Start of Data records
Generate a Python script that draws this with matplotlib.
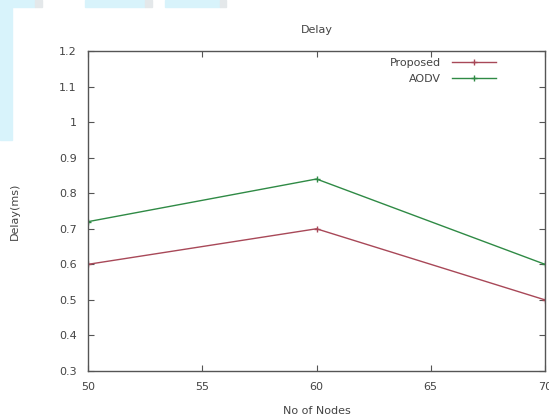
import matplotlib.pyplot as plt
from matplotlib.patches import Rectangle

# data
nodes = [50, 60, 70]
proposed = [0.6, 0.7, 0.5]
aodv = [0.72, 0.84, 0.6]
xticks = [50, 55, 60, 65, 70]
xticklabels = ['50', '55', '60', '65', '70']
yticks = [0.3, 0.4, 0.5, 0.6, 0.7, 0.8, 0.9, 1.0, 1.1, 1.2]
yticklabels = ['0.3', '0.4', '0.5', '0.6', '0.7', '0.8', '0.9', '1', '1.1', '1.2']

W, H = 549, 420
fig = plt.figure(figsize=(W / 100, H / 100), dpi=100)
fig.patch.set_facecolor('white')

# light blue page background peeking round the screenshot
blue = '#d8f3fb'
def px_rect(x0, y0, x1, y1, color):
    fig.patches.append(Rectangle((x0 / W, 1 - y1 / H), (x1 - x0) / W, (y1 - y0) / H,
                                 transform=fig.transFigure, color=color, zorder=-10))
px_rect(0, 0, 12, 140, blue)
px_rect(0, 0, 35, 7, blue)
px_rect(35, 0, 42, 7, '#e4e8ea')
px_rect(85, 0, 145, 7, blue)
px_rect(145, 0, 152, 7, '#e4e8ea')
px_rect(165, 0, 220, 7, blue)
px_rect(220, 0, 226, 7, '#e4e8ea')

# axes box in pixels: left 88, right 545, top 51, bottom 371
ax = fig.add_axes([88 / W, 1 - 371 / H, (545 - 88) / W, (371 - 51) / H])

txt = '#444444'
ax.plot(nodes, proposed, color='#a84858', lw=1.0, marker='+', ms=5, label='Proposed')
ax.plot(nodes, aodv, color='#2f8a45', lw=1.0, marker='+', ms=5, label='AODV')

ax.set_xlim(50, 70)
ax.set_ylim(0.3, 1.2)
ax.set_xticks(xticks)
ax.set_xticklabels(xticklabels)
ax.set_yticks(yticks)
ax.set_yticklabels(yticklabels)
ax.tick_params(direction='in', top=True, right=True, length=4, width=0.8,
               labelsize=8, labelcolor=txt, color='#555555', pad=8)
for s in ax.spines.values():
    s.set_color('#555555')
    s.set_linewidth(1.0)

ax.set_title('Delay', fontsize=8, color=txt, pad=13)
ax.set_xlabel('No of Nodes', fontsize=8, color=txt, labelpad=10)
ax.set_ylabel('Delay(ms)', fontsize=8, color=txt, labelpad=28)

leg = ax.legend(loc='upper right', bbox_to_anchor=(1 - 42 / 457, 1.0), frameon=False,
                markerfirst=False, fontsize=8, handlelength=4, labelspacing=0.55,
                borderaxespad=0.2, handletextpad=1.0)
for t in leg.get_texts():
    t.set_color(txt)

fig.savefig('out.png', dpi=100)
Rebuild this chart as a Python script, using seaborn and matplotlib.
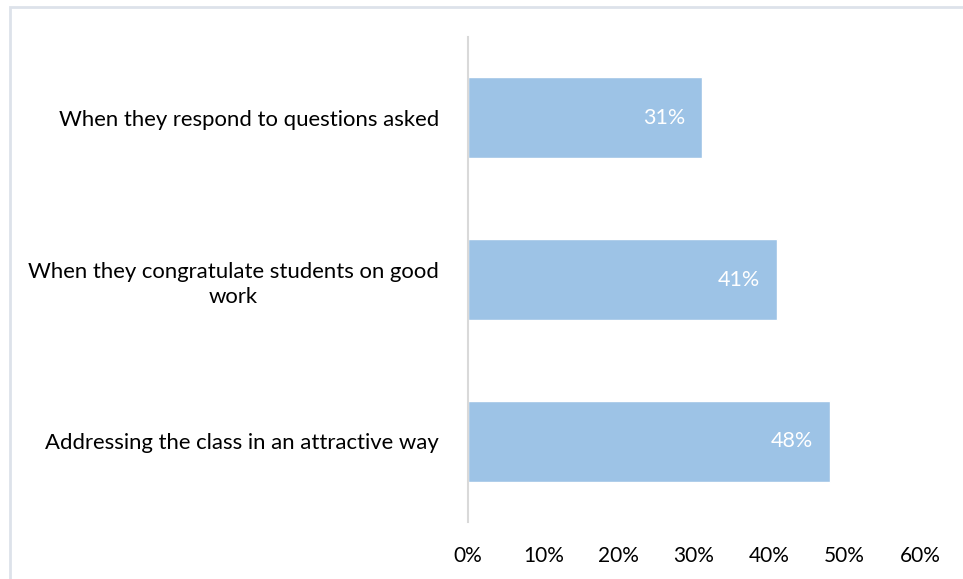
import matplotlib
matplotlib.use("Agg")
import matplotlib.pyplot as plt
import seaborn as sns
import pandas as pd
from matplotlib.patches import Rectangle
from matplotlib.ticker import FuncFormatter

categories = [
    "When they respond to questions asked",
    "When they congratulate students on good\nwork",
    "Addressing the class in an attractive way",
]
values = [0.31, 0.41, 0.48]
value_labels = ["31%", "41%", "48%"]
x_ticks = [0.0, 0.1, 0.2, 0.3, 0.4, 0.5, 0.6]

sns.set_theme(style="white")
plt.rcParams["font.family"] = ["Lato", "DejaVu Sans"]

W, H = 963, 579
fig = plt.figure(figsize=(W / 100, H / 100), dpi=100)
fig.patch.set_facecolor("white")

# light frame around the chart area
fig.patches.append(Rectangle((10 / W, -0.1), 1.2, 1 - 7 / H + 0.1,
                             transform=fig.transFigure, fill=False,
                             edgecolor="#DDE2EA", linewidth=2.0))

ax = fig.add_axes([468 / W, 1 - 522 / H, (920 - 468) / W, (522 - 37) / H])

df = pd.DataFrame({"category": categories, "value": values})
sns.barplot(data=df, x="value", y="category", orient="h", color="#9DC3E6",
            saturation=1, width=0.5, ax=ax)

ax.set_xlim(0, 0.6)
ax.set_ylim(2.5, -0.5)
ax.set_xticks(x_ticks)
ax.xaxis.set_major_formatter(FuncFormatter(lambda v, _: f"{v * 100:.0f}%"))
ax.set_xlabel("")
ax.set_ylabel("")

for s in ["top", "right", "bottom"]:
    ax.spines[s].set_visible(False)
ax.spines["left"].set_color("#D9D9D9")
ax.spines["left"].set_linewidth(1.5)

ax.tick_params(axis="x", length=0, pad=17, labelsize=15, labelcolor="#000000")
ax.tick_params(axis="y", length=0, pad=21, labelsize=15.9, labelcolor="#000000")
for lbl in ax.get_yticklabels():
    lbl.set_multialignment("center")
    lbl.set_linespacing(1.35)

for i, (v, t) in enumerate(zip(values, value_labels)):
    ax.text(v - 0.022, i, t, ha="right", va="center", color="white", fontsize=15.5)

fig.savefig("out.png", dpi=100, facecolor="white")
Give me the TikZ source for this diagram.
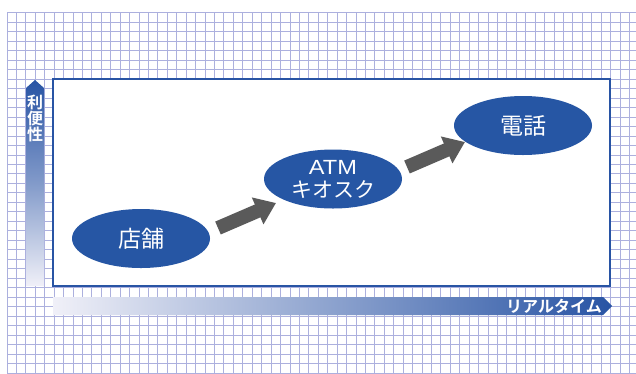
End of Data records
Quote every line of the records above exactly; no picture is to be copied.

* _Exercise result_
Generate a Python script that draws this with matplotlib.
import matplotlib.pyplot as plt
from matplotlib.patches import Rectangle

# data
nodes = [50, 60, 70]
proposed = [0.6, 0.7, 0.5]
aodv = [0.72, 0.84, 0.6]
xticks = [50, 55, 60, 65, 70]
xticklabels = ['50', '55', '60', '65', '70']
yticks = [0.3, 0.4, 0.5, 0.6, 0.7, 0.8, 0.9, 1.0, 1.1, 1.2]
yticklabels = ['0.3', '0.4', '0.5', '0.6', '0.7', '0.8', '0.9', '1', '1.1', '1.2']

W, H = 549, 420
fig = plt.figure(figsize=(W / 100, H / 100), dpi=100)
fig.patch.set_facecolor('white')

# light blue page background peeking round the screenshot
blue = '#d8f3fb'
def px_rect(x0, y0, x1, y1, color):
    fig.patches.append(Rectangle((x0 / W, 1 - y1 / H), (x1 - x0) / W, (y1 - y0) / H,
                                 transform=fig.transFigure, color=color, zorder=-10))
px_rect(0, 0, 12, 140, blue)
px_rect(0, 0, 35, 7, blue)
px_rect(35, 0, 42, 7, '#e4e8ea')
px_rect(85, 0, 145, 7, blue)
px_rect(145, 0, 152, 7, '#e4e8ea')
px_rect(165, 0, 220, 7, blue)
px_rect(220, 0, 226, 7, '#e4e8ea')

# axes box in pixels: left 88, right 545, top 51, bottom 371
ax = fig.add_axes([88 / W, 1 - 371 / H, (545 - 88) / W, (371 - 51) / H])

txt = '#444444'
ax.plot(nodes, proposed, color='#a84858', lw=1.0, marker='+', ms=5, label='Proposed')
ax.plot(nodes, aodv, color='#2f8a45', lw=1.0, marker='+', ms=5, label='AODV')

ax.set_xlim(50, 70)
ax.set_ylim(0.3, 1.2)
ax.set_xticks(xticks)
ax.set_xticklabels(xticklabels)
ax.set_yticks(yticks)
ax.set_yticklabels(yticklabels)
ax.tick_params(direction='in', top=True, right=True, length=4, width=0.8,
               labelsize=8, labelcolor=txt, color='#555555', pad=8)
for s in ax.spines.values():
    s.set_color('#555555')
    s.set_linewidth(1.0)

ax.set_title('Delay', fontsize=8, color=txt, pad=13)
ax.set_xlabel('No of Nodes', fontsize=8, color=txt, labelpad=10)
ax.set_ylabel('Delay(ms)', fontsize=8, color=txt, labelpad=28)

leg = ax.legend(loc='upper right', bbox_to_anchor=(1 - 42 / 457, 1.0), frameon=False,
                markerfirst=False, fontsize=8, handlelength=4, labelspacing=0.55,
                borderaxespad=0.2, handletextpad=1.0)
for t in leg.get_texts():
    t.set_color(txt)

fig.savefig('out.png', dpi=100)
Rebuild this chart as a Python script, using seaborn and matplotlib.
import matplotlib
matplotlib.use("Agg")
import matplotlib.pyplot as plt
import seaborn as sns
import pandas as pd
from matplotlib.patches import Rectangle
from matplotlib.ticker import FuncFormatter

categories = [
    "When they respond to questions asked",
    "When they congratulate students on good\nwork",
    "Addressing the class in an attractive way",
]
values = [0.31, 0.41, 0.48]
value_labels = ["31%", "41%", "48%"]
x_ticks = [0.0, 0.1, 0.2, 0.3, 0.4, 0.5, 0.6]

sns.set_theme(style="white")
plt.rcParams["font.family"] = ["Lato", "DejaVu Sans"]

W, H = 963, 579
fig = plt.figure(figsize=(W / 100, H / 100), dpi=100)
fig.patch.set_facecolor("white")

# light frame around the chart area
fig.patches.append(Rectangle((10 / W, -0.1), 1.2, 1 - 7 / H + 0.1,
                             transform=fig.transFigure, fill=False,
                             edgecolor="#DDE2EA", linewidth=2.0))

ax = fig.add_axes([468 / W, 1 - 522 / H, (920 - 468) / W, (522 - 37) / H])

df = pd.DataFrame({"category": categories, "value": values})
sns.barplot(data=df, x="value", y="category", orient="h", color="#9DC3E6",
            saturation=1, width=0.5, ax=ax)

ax.set_xlim(0, 0.6)
ax.set_ylim(2.5, -0.5)
ax.set_xticks(x_ticks)
ax.xaxis.set_major_formatter(FuncFormatter(lambda v, _: f"{v * 100:.0f}%"))
ax.set_xlabel("")
ax.set_ylabel("")

for s in ["top", "right", "bottom"]:
    ax.spines[s].set_visible(False)
ax.spines["left"].set_color("#D9D9D9")
ax.spines["left"].set_linewidth(1.5)

ax.tick_params(axis="x", length=0, pad=17, labelsize=15, labelcolor="#000000")
ax.tick_params(axis="y", length=0, pad=21, labelsize=15.9, labelcolor="#000000")
for lbl in ax.get_yticklabels():
    lbl.set_multialignment("center")
    lbl.set_linespacing(1.35)

for i, (v, t) in enumerate(zip(values, value_labels)):
    ax.text(v - 0.022, i, t, ha="right", va="center", color="white", fontsize=15.5)

fig.savefig("out.png", dpi=100, facecolor="white")
Give me the TikZ source for this diagram.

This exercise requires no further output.